De uitspraak bevestigt de eerdere beslissing van de rechtbank en wijst het verzoek van de vreemdeling af. De voorzieningenrechter, mr. V.V. Essenburg, heeft de beslissing in tegenwoordigheid van griffier mr. L.C. Lodeweges vastgesteld en uitgesproken in het openbaar op 12 februari 2024.

Uitspraak

202400039/1/V2 en 202400039/2/V2.
Datum uitspraak: 12 februari 2024
AFDELING
BESTUURSRECHTSPRAAK
Uitspraak van de voorzieningenrechter van de Afdeling bestuursrechtspraak van de Raad van State op een verzoek om het treffen van een voorlopige voorziening (artikel 8:81 van de Algemene wet bestuursrecht) en, met toepassing van artikel 92 van de Vw 2000, op het hoger beroep van:
[de vreemdeling],
appellant,
tegen de uitspraak van de rechtbank Den Haag, zittingsplaats Rotterdam, van 11 december 2023 in zaak nr. NL22.19009 in het geding tussen:
de vreemdeling
en
de staatssecretaris van Justitie en Veiligheid.
Procesverloop
Bij besluit van 16 februari 2022 heeft de staatssecretaris een aanvraag van de vreemdeling om hem een verblijfsvergunning regulier voor bepaalde tijd te verlenen, afgewezen.

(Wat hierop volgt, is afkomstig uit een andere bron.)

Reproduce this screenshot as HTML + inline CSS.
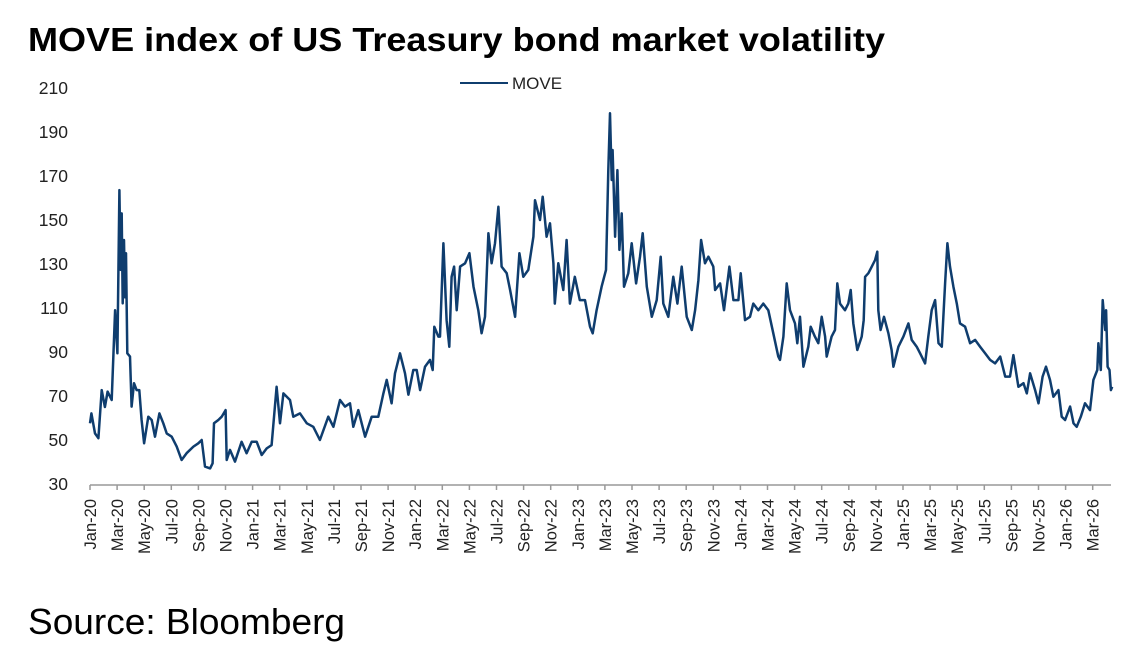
<!DOCTYPE html>
<html><head><meta charset="utf-8"><style>
html,body{margin:0;padding:0;background:#fff;}
svg{display:block;font-family:"Liberation Sans",sans-serif;}
</style></head><body>
<svg id="chart" width="1137" height="649" viewBox="0 0 1137 649" xmlns="http://www.w3.org/2000/svg">
<text x="28" y="51" font-size="33" font-weight="bold" fill="#000" textLength="857" lengthAdjust="spacingAndGlyphs">MOVE index of US Treasury bond market volatility</text>
<g>
<line x1="460" y1="83" x2="508" y2="83" stroke="#0f3d6e" stroke-width="2"/>
<text x="512" y="89" font-size="17" fill="#222">MOVE</text>
</g>
<g id="yaxis"></g>
<g id="xaxis"></g>
<path id="series" fill="none" stroke="#0f3d6e" stroke-width="2.5" stroke-linejoin="round"/>
<text x="28" y="634" font-size="36" fill="#000" textLength="317" lengthAdjust="spacingAndGlyphs">Source: Bloomberg</text>
</svg>
<script>
// months since Jan-2020
const monthsT = [0,0.1,0.37,0.62,0.86,1.1,1.3,1.6,1.85,2.02,2.17,2.26,2.34,2.41,2.51,2.58,2.66,2.75,2.95,3.07,3.25,3.44,3.64,3.81,3.99,4.3,4.55,4.8,5.12,5.41,5.66,6.03,6.4,6.76,7.13,7.63,7.99,8.24,8.49,8.86,9.05,9.15,9.47,9.72,10.01,10.09,10.33,10.7,11.19,11.56,11.93,12.3,12.67,13.04,13.4,13.77,14.02,14.27,14.76,15.0,15.5,16.0,16.48,16.97,17.59,17.96,18.45,18.82,19.19,19.43,19.8,20.3,20.79,21.28,21.65,21.9,22.26,22.51,22.88,23.25,23.5,23.86,24.11,24.36,24.72,25.09,25.29,25.41,25.71,
25.83,26.08,26.32,26.52,26.69,26.87,27.06,27.31,27.68,28.0,28.3,28.66,28.9,29.15,29.4,29.64,29.89,30.14,30.38,30.75,31.0,31.37,31.69,31.98,32.35,32.72,32.84,33.21,33.41,33.7,33.95,34.2,34.3,34.56,34.93,35.17,35.42,35.78,36.15,36.53,36.9,37.1,37.39,37.76,38.08,38.25,38.38,38.5,38.57,38.75,38.92,39.07,39.24,39.41,39.73,39.98,40.3,40.59,40.79,41.09,41.46,41.82,42.12,42.31,42.68,43.05,43.35,43.67,44.04,44.41,44.66,44.9,45.1,45.39,45.64,46.0,46.13,46.5,46.79,47.19,47.48,47.85,48.02,48.34,48.71,48.95,49.32,49.69,50.06,50.43,50.8,
50.92,51.17,51.42,51.66,52.03,52.2,52.4,52.65,53.01,53.19,53.5,53.75,54.0,54.25,54.37,54.73,54.98,55.15,55.35,55.72,55.96,56.14,56.33,56.63,56.95,57.1,57.2,57.45,57.7,57.94,58.1,58.18,58.35,58.6,58.92,59.16,59.29,59.66,60.03,60.4,60.64,61.01,61.26,61.63,61.87,62.12,62.37,62.62,62.86,63.11,63.28,63.47,63.72,63.97,64.21,64.58,64.95,65.32,65.69,66.06,66.43,66.8,67.17,67.54,67.9,68.15,68.52,68.89,69.14,69.38,69.75,70.0,70.3,70.55,70.85,71.1,71.47,71.71,71.96,72.33,72.58,72.82,73.12,73.43,73.8,74.05,74.34,74.42,74.6,74.74,74.92,74.99,75.1,75.24,75.34,75.44];
const moveValues = [57.6,62.1,53,50.8,72.7,65,72,68.2,109,89.4,163.6,127.3,153,112.1,140.9,114.8,134.9,89.4,87.9,65.2,75.8,72.7,72.7,59.1,48.5,60.6,59.1,51.5,62.1,57.6,53,51.5,47,40.9,44,47,48.5,50,37.9,37.1,39.4,57.6,59.1,60.6,63.6,40.9,45.5,40.2,49.2,44,49.2,49.2,43.2,46.2,47.7,74.2,57.6,71.2,68.2,60.6,62.1,57.6,56,50,60.6,56,68.2,65.2,66.7,56,63.6,51.5,60.6,60.6,71.2,77.3,66.7,80.3,89.4,80.3,70.6,81.8,81.8,72.7,83.3,86.4,81.8,101.5,97,
97,139.4,104.5,92.4,124.2,128.8,109,128.8,130.3,134.9,119.7,109,98.5,106,144,130.3,139.4,156,128.8,125.8,118.2,106,134.9,124.2,127.3,142.4,159,150,160.6,142.4,148.5,130.3,112,130.3,118.2,140.9,112,124.2,113.6,113.6,101.5,98.5,109,119.7,127.3,172.7,198.5,168.2,181.8,142.4,172.7,136.4,153,119.7,125.8,139.4,121.2,133.3,144,119.7,106,113.6,133.3,112,106,124.2,112,128.8,106,100,109,122.7,140.9,130.3,133.3,128.8,118.2,121.2,109,128.8,113.6,113.6,125.8,104.5,106,112,109,112,109,98.5,87.9,
86.4,97,121.2,109,103,94,106,83.3,92.4,101.5,97,94,106,97,87.9,97,100,121.2,112,109,112,118.2,103,90.9,97,104.5,124.2,125.8,128.8,131.8,135.6,109,100,106,98.5,90.9,83.3,92.4,97,103,95.5,92.4,89.4,84.8,97,109,113.6,94,92.4,121.2,139.4,128.8,119.7,112,103,101.5,94,95.5,92.4,89.4,86.4,84.8,87.9,78.8,78.8,88.6,74.2,75.8,71.2,80.3,72.7,66.7,78.8,83.3,77.3,69.7,72.7,60.6,59.1,65.2,57.6,56,60.6,66.7,63.6,77.3,81.8,94,81.8,113.6,100,109,83.3,81.8,72.7,74.2];
const yTicks = [30,50,70,90,110,130,150,170,190,210];
const xTickLabels = ["Jan-20","Mar-20","May-20","Jul-20","Sep-20","Nov-20","Jan-21","Mar-21","May-21","Jul-21","Sep-21","Nov-21","Jan-22","Mar-22","May-22","Jul-22","Sep-22","Nov-22","Jan-23","Mar-23","May-23","Jul-23","Sep-23","Nov-23","Jan-24","Mar-24","May-24","Jul-24","Sep-24","Nov-24","Jan-25","Mar-25","May-25","Jul-25","Sep-25","Nov-25","Jan-26","Mar-26"];

const NS="http://www.w3.org/2000/svg";
const X0=90, PXM=13.55, Y0=484, PXU=2.2;
function xs(m){return X0+m*PXM;}
function ys(v){return Y0-(v-30)*PXU;}
const yg=document.getElementById('yaxis');
yTicks.forEach(v=>{
  const t=document.createElementNS(NS,'text');
  
  
  t.setAttribute('x',68);t.setAttribute('y',ys(v)+6);
  t.setAttribute('text-anchor','end');t.setAttribute('font-size','17.5');t.setAttribute('fill','#222');
  t.textContent=v;yg.appendChild(t);
});
const xg=document.getElementById('xaxis');
const ax=document.createElementNS(NS,'line');


ax.setAttribute('x1',X0);ax.setAttribute('x2',1111);ax.setAttribute('y1',485);ax.setAttribute('y2',485);
ax.setAttribute('stroke','#999');ax.setAttribute('stroke-width','1.5');xg.appendChild(ax);
xTickLabels.forEach((lab,i)=>{
  const x=xs(i*2);
  const tk=document.createElementNS(NS,'line');
  
  
  tk.setAttribute('x1',x);tk.setAttribute('x2',x);tk.setAttribute('y1',485);tk.setAttribute('y2',490);
  tk.setAttribute('stroke','#999');tk.setAttribute('stroke-width','1.5');xg.appendChild(tk);
  const t=document.createElementNS(NS,'text');
  
  
  t.setAttribute('transform','translate('+(x+6)+',499) rotate(-90)');
  t.setAttribute('text-anchor','end');t.setAttribute('font-size','16.5');t.setAttribute('fill','#222');
  t.textContent=lab;xg.appendChild(t);
});
let d='';
monthsT.forEach((m,i)=>{d+=(i?'L':'M')+xs(m).toFixed(1)+','+ys(moveValues[i]).toFixed(1);});
document.getElementById('series').setAttribute('d',d);
</script>
</body></html>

Bij besluit van 6 september 2022 heeft de staatssecretaris het daartegen door de vreemdeling gemaakte bezwaar ongegrond verklaard.

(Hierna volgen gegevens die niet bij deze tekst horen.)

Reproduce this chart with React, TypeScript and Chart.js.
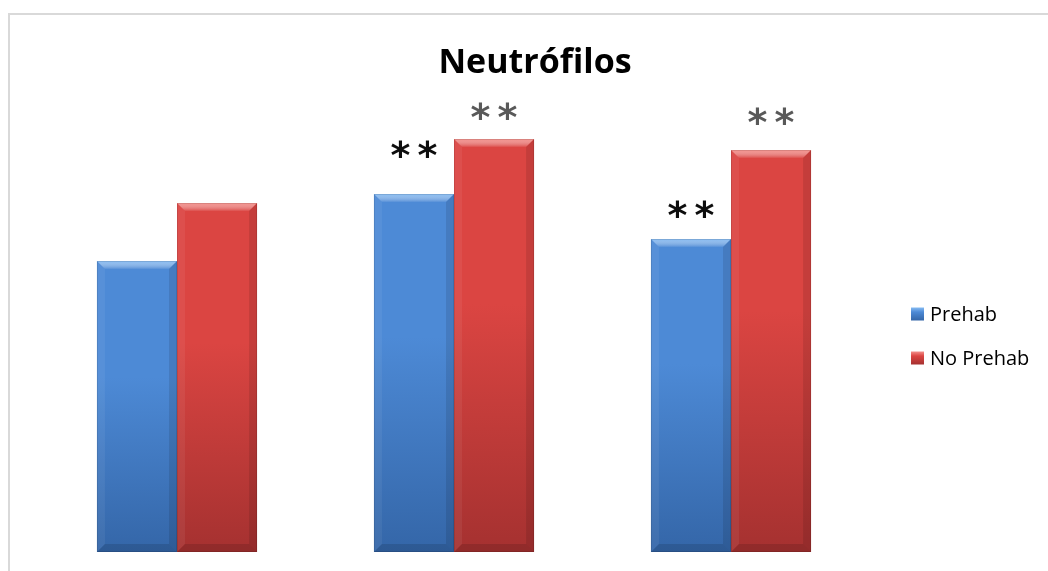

Bij uitspraak van 11 december 2023 heeft de rechtbank het daartegen door de vreemdeling ingestelde beroep ongegrond verklaard.
Tegen deze uitspraak heeft de vreemdeling, vertegenwoordigd door mr. A. Orhan, advocaat te Den Haag, hoger beroep ingesteld. Ook heeft hij de voorzieningenrechter verzocht een voorlopige voorziening te treffen.
Overwegingen
1.       Het hoger beroep leidt niet tot vernietiging van de uitspraak van de rechtbank. De rechtbank is namelijk terecht en op goede gronden tot haar oordeel gekomen. De Afdeling neemt de motivering van de uitspraak van de rechtbank over.
1.1.    Dit oordeel hoeft niet verder te worden gemotiveerd. De reden daarvoor is dat het hogerberoepschrift geen vragen bevat die in het belang van de rechtseenheid, de rechtsontwikkeling of de rechtsbescherming in algemene zin beantwoord moeten worden (artikel 91, tweede lid, van de Vw 2000).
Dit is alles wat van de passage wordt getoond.